Both Sides of the Fence

A Tosa resident since 1991, Christine walks the dog, cooks but avoids housework, writes and reads, and enjoys the company of friends and strangers. Her job takes her around the state, learning about people's health. A Quaker (no, they don't wear blue hats or sell oatmeal or motor oil), she has been known to stand on both sides of the political and philosophic fence at the same time, which is very uncomfortable when you think about it. She writes about pretty much whatever stops in to visit her busy mind at the moment. One reader described her as "incredibly opinionated but not judgmental." That sounds like a good thing to strive for!

It's not uncomplicated. . .


”There's a surprising fondness for the double negative in It's Complicated, starring Meryl Streep, Alec Baldwin and Steve Martin. Consider it a grammatical hint that things will get a bit messy,” said the Denver Post’s Lisa Kennedy.

I mention that because I’ve been getting a lot of heat for grammatical quirks, including my love of the double negative. Which isn’t about anything if it’s not about the notion that life is complicated.

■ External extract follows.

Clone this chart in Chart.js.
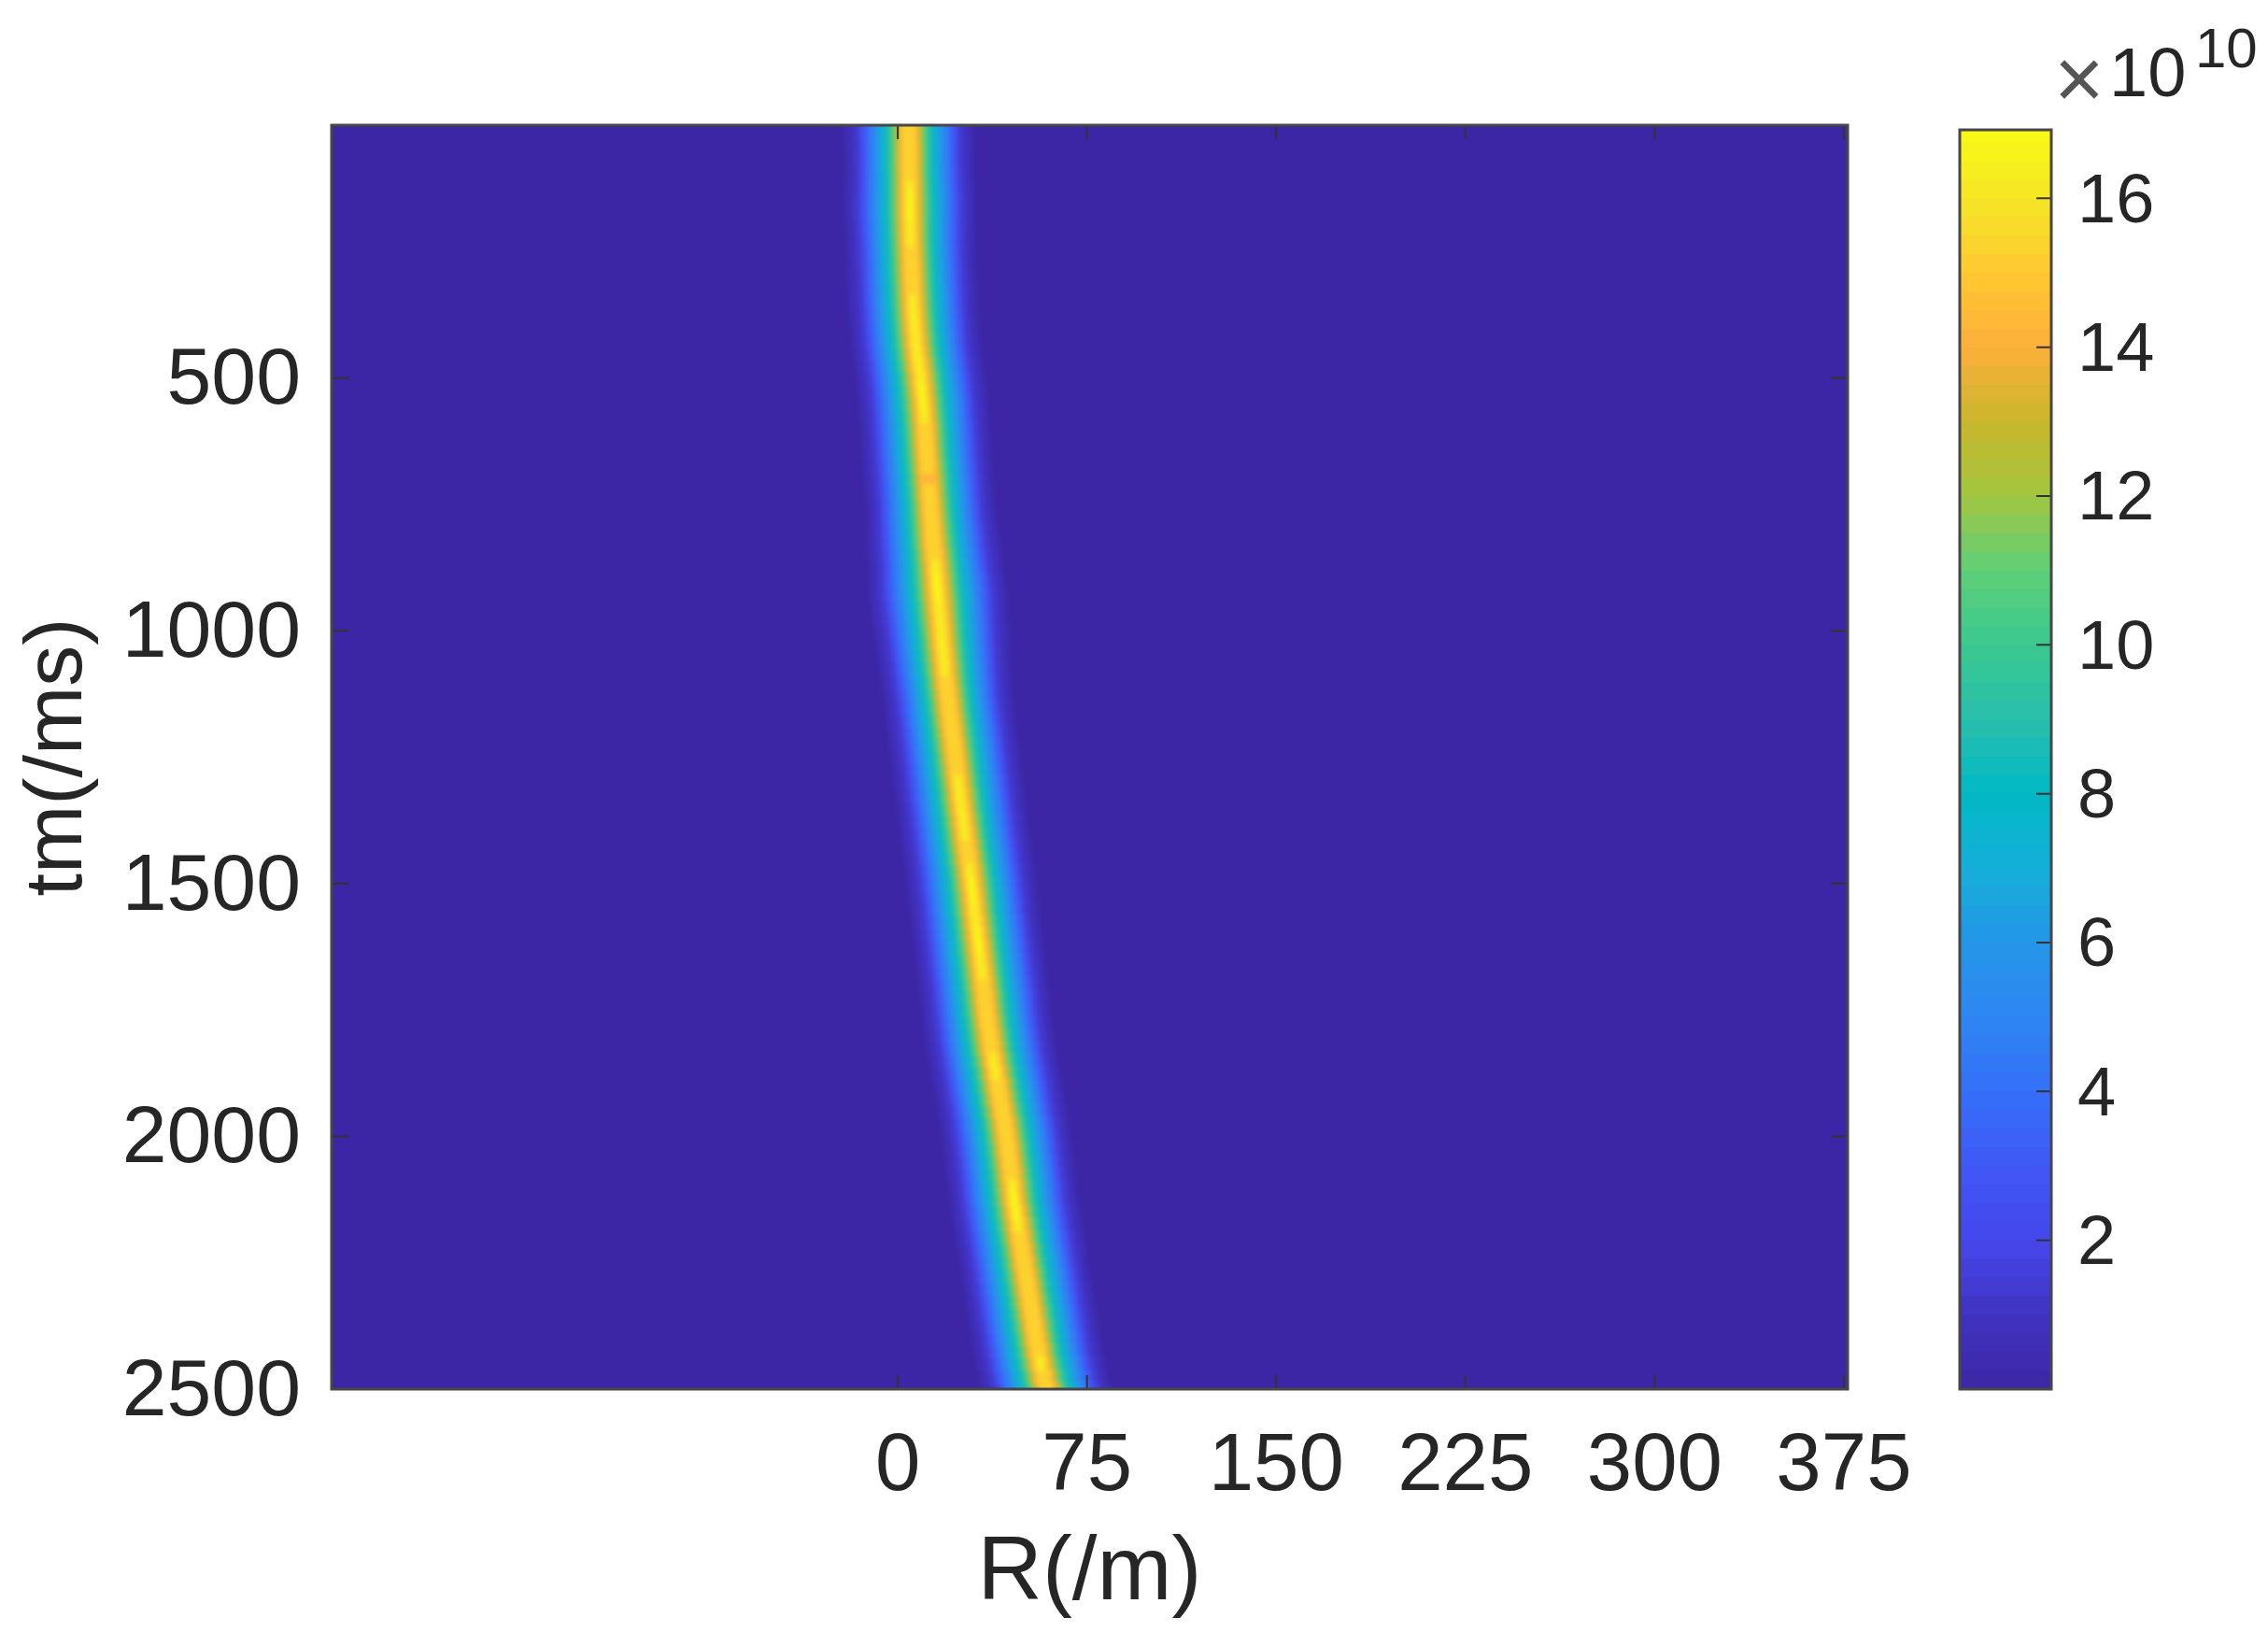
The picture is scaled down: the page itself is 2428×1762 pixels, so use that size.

Of course I loved It’s Complicated.  It’s a shrewdly targeted bit of whimsy by and for women my age. As critic Michael O’Sullivan pointed out, “Women of a certain age are going to love that. They won't know which is sexier: that Jane is lusted over by two handsome suitors or that she's finally getting her dream kitchen.”

The story: Jane is a wildly successful yet impossibly charming and down-to-earth baker of posh pastry for the residents of Santa Barbara (who, being professionally thin, must buy it as kitchen props, not food). Her three children are in the last stages of nest leaving. She’s been divorced for 10 years from wildly successful yet charming, earthy if not down-to-earth lawyer Jake (Baldwin). He left her for Angess (Lake Bell) of the tight abdomen who is Much Younger, Hotter, and More Challenging. And with absolutely no observable other good qualities at all. Which is really quite satisfying for those of us whose character is better than our bodies.

Still, some male critics say “get real” when Jake finds himself irresistibly drawn back to Jane. But we know why.  Who wouldn’t love Streep and her astonishing, wonderful food? Certainly Steve Martin, who plays a nice guy so quiet and self-contained that I can’t remember his character’s name, does.

You know the screwball comedy routine. Jake, the scalliwag, pursues Jane the way he probably did when they were 23 and in Paris. Aside from being much more sexually generous and fulfilling than Angess, which of course is totally true about older women (in this case, same-age women), Jane has the perfect house even though she feels the need to make it more perfect (that’s where Martin’s character, the architect, comes in).

And it’s quiet. No demanding wife and horribly behaved child named Pedro around.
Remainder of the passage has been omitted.